THE EXERCISE » Lines containing the word "this" are to be located and copied.

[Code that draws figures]

□ □ □ □ □

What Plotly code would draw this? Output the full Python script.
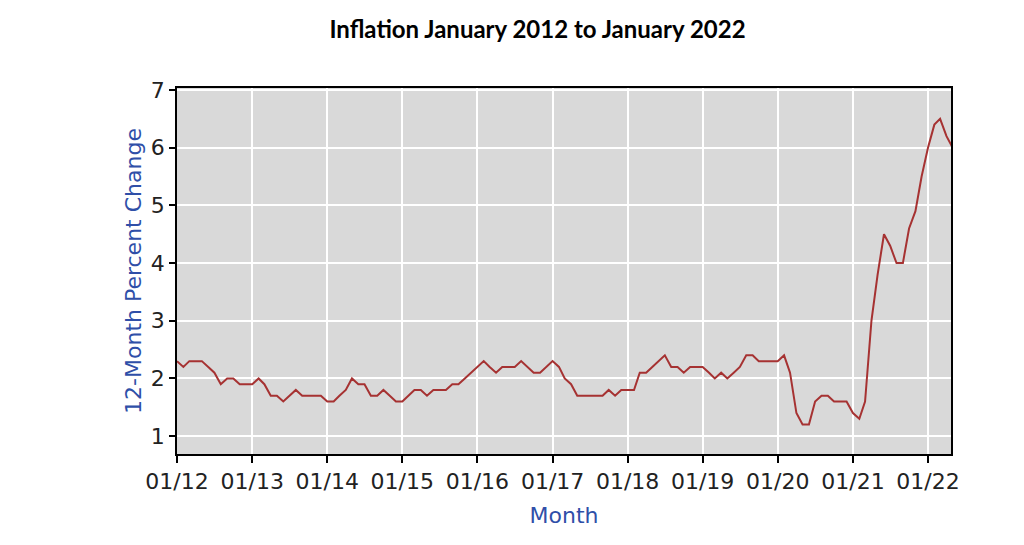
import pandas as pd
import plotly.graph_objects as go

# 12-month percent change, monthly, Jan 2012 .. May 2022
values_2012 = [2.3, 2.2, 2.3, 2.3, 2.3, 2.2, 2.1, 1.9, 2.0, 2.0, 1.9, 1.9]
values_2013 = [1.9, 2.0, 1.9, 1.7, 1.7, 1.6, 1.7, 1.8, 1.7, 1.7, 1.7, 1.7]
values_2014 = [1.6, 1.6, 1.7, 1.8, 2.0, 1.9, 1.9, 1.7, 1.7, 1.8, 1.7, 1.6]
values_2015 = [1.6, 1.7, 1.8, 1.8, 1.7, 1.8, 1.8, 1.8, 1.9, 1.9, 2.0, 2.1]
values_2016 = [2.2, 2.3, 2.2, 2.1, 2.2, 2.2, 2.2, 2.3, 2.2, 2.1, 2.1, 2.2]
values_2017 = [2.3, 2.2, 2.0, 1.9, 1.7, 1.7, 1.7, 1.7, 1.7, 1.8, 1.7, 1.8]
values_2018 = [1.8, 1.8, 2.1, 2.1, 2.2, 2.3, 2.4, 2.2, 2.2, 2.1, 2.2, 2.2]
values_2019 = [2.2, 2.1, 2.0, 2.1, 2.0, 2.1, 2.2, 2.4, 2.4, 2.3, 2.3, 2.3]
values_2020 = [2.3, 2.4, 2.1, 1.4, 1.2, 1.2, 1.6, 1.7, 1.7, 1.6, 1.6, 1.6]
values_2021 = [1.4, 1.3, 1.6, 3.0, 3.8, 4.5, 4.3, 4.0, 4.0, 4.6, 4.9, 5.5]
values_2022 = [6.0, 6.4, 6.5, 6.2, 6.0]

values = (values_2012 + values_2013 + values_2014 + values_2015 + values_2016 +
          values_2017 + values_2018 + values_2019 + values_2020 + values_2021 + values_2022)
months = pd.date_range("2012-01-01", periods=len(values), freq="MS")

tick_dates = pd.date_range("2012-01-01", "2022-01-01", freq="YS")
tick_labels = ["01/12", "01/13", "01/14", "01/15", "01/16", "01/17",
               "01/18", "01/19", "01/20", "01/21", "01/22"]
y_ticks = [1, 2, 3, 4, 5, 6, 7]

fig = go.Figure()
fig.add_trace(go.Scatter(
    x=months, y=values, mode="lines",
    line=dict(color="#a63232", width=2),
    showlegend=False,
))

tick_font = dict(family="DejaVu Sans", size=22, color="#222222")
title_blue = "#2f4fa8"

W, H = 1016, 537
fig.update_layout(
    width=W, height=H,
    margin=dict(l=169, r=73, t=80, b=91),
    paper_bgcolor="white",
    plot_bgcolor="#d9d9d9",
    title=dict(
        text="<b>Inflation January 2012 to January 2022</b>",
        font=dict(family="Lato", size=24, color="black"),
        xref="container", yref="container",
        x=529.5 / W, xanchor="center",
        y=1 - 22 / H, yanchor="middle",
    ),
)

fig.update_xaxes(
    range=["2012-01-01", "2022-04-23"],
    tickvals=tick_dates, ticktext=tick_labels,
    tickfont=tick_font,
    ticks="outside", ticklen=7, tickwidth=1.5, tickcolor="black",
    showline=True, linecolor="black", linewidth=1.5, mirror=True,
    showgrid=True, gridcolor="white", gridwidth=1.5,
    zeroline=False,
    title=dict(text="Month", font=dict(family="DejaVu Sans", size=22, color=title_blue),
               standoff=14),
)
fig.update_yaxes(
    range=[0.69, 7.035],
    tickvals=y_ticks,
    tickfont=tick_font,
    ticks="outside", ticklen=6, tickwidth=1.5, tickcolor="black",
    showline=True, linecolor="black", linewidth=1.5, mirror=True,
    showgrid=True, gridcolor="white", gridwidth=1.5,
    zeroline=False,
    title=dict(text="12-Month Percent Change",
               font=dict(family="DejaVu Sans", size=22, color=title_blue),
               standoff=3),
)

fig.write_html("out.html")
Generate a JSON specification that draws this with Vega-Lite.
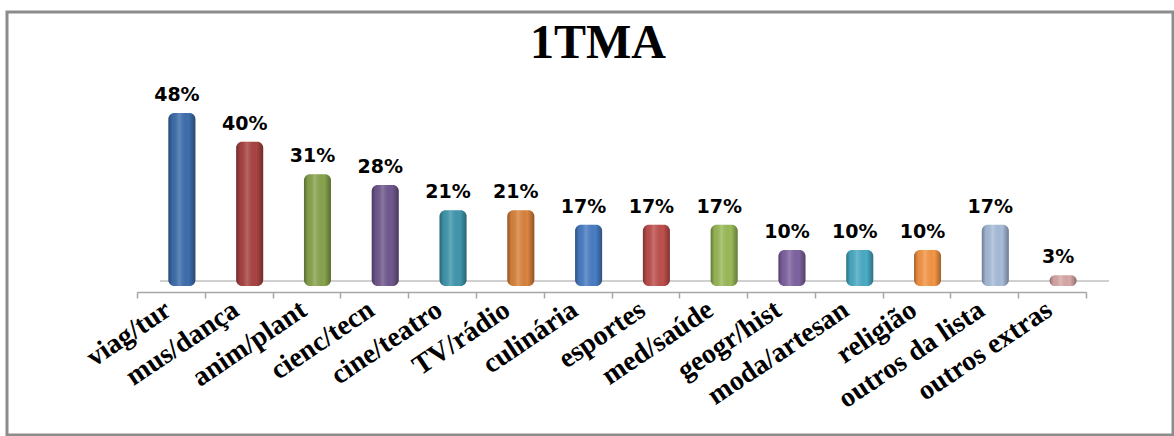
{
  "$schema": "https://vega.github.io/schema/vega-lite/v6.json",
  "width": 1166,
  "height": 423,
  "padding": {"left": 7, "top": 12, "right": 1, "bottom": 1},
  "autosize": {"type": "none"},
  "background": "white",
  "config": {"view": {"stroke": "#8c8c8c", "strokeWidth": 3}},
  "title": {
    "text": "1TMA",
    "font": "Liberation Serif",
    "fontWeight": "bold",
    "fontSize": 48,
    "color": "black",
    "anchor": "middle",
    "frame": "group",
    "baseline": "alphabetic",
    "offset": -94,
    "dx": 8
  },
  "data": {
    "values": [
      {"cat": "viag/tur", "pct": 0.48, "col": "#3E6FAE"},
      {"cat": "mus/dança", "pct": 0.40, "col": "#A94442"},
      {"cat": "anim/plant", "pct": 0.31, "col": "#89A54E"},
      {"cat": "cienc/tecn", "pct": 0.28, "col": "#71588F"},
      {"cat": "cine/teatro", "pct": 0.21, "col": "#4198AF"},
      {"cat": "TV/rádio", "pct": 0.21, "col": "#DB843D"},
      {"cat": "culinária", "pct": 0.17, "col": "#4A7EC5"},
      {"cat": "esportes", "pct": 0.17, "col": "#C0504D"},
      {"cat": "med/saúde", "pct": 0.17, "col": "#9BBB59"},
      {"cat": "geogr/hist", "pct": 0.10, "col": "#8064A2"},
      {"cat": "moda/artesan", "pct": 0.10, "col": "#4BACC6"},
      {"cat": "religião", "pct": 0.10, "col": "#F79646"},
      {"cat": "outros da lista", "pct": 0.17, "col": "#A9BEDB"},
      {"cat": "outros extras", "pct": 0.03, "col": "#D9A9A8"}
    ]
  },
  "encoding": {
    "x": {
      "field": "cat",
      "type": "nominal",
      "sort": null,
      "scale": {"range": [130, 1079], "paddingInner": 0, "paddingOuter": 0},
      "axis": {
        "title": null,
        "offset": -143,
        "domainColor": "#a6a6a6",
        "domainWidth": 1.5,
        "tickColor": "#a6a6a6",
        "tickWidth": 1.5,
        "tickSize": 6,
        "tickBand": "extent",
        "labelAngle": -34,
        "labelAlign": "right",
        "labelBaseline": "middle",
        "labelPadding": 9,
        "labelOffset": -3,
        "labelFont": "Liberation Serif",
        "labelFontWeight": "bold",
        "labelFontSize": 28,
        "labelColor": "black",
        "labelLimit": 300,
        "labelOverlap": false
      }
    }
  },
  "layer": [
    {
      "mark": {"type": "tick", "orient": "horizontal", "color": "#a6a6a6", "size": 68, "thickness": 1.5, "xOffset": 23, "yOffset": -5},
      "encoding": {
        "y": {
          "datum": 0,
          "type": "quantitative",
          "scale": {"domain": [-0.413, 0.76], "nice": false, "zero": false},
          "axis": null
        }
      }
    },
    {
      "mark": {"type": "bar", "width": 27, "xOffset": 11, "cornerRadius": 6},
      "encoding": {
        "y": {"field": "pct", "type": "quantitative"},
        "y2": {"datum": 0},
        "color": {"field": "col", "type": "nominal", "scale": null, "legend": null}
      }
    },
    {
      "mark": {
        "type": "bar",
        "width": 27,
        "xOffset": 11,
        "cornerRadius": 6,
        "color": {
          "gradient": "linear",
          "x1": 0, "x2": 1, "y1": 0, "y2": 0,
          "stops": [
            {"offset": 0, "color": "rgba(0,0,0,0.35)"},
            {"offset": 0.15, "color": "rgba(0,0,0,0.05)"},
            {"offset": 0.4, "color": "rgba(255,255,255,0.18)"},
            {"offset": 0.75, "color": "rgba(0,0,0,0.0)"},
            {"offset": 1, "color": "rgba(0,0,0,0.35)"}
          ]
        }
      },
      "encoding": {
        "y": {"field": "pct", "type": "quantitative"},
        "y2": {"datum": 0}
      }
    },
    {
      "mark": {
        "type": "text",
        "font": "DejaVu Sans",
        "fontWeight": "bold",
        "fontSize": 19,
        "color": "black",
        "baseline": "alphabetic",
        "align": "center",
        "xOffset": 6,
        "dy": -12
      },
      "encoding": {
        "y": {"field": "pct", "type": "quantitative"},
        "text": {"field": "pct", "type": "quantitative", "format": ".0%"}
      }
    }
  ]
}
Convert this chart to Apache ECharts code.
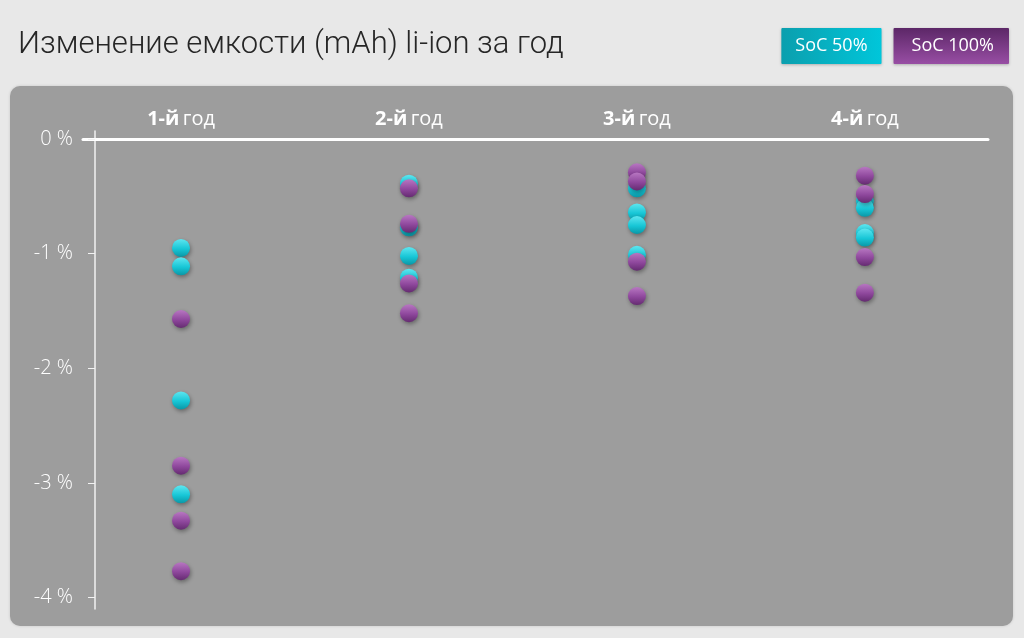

□ □ □ □ □

WRITTEN REPLY »
What Plotly code would draw this? Output the full Python script.
Generate a JSON specification that draws this with Vega-Lite.
Convert this chart to Apache ECharts code.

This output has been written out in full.